Step 2: Build the curriculum backwards
- Start with the hero outcome, then map back to the zero state.
- Brain-dump every possible step needed to bridge the gap.
- Subtract: remove any step that isn't 100% necessary to reach the outcome.
- Over-stuffing is the default failure mode — subtraction is the discipline that prevents it.
Step 3: Test a prototype curriculum
- Deliver the first version live (Zoom + Google Drive + Docs or slides) before recording anything.
- Organise content into modules (overarching categories, each targeting a specific win) and lessons (sequential steps within each module).
- Every lesson and module needs a defined outcome — not just content, but a micro-win the client achieves.
- Micro-wins generate early social proof before the full program is complete.
- Testing live reveals what works and what needs restructuring before committing to a recorded version.

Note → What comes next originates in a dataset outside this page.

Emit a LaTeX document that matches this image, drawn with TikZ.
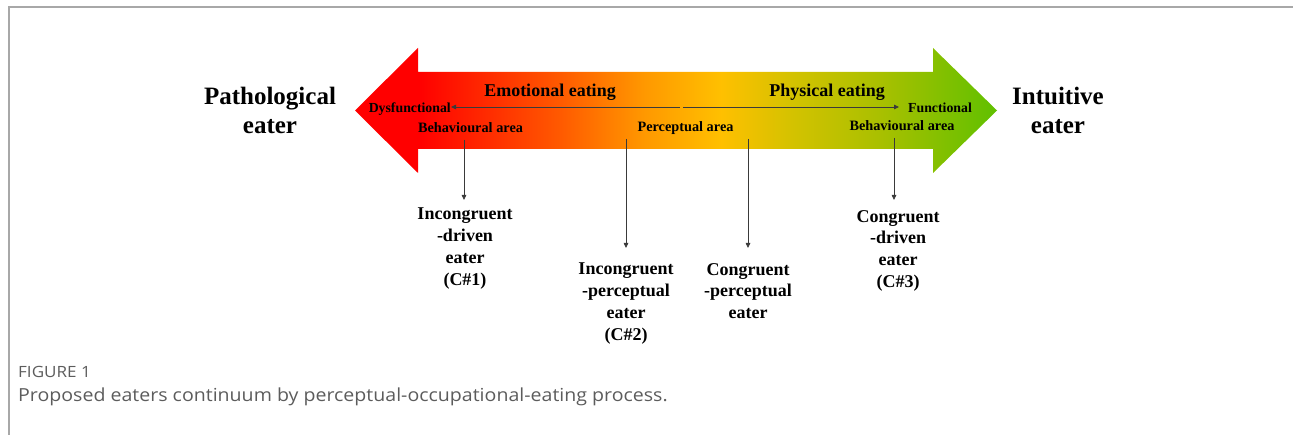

Step 4: Iterate, record, and upload
- Take feedback from the live cohort; rearrange modules, lessons, and sequencing as needed.
- Record the refined curriculum into prerecorded modules — this becomes the evergreen scalable offer.
- On-demand delivery removes the creator from the delivery loop; the program sells without live involvement.
- Add support calls and community to the structure for a complete, robust program.
- Platform choice and hosting are the easiest part — don't let tech decisions precede curriculum validation.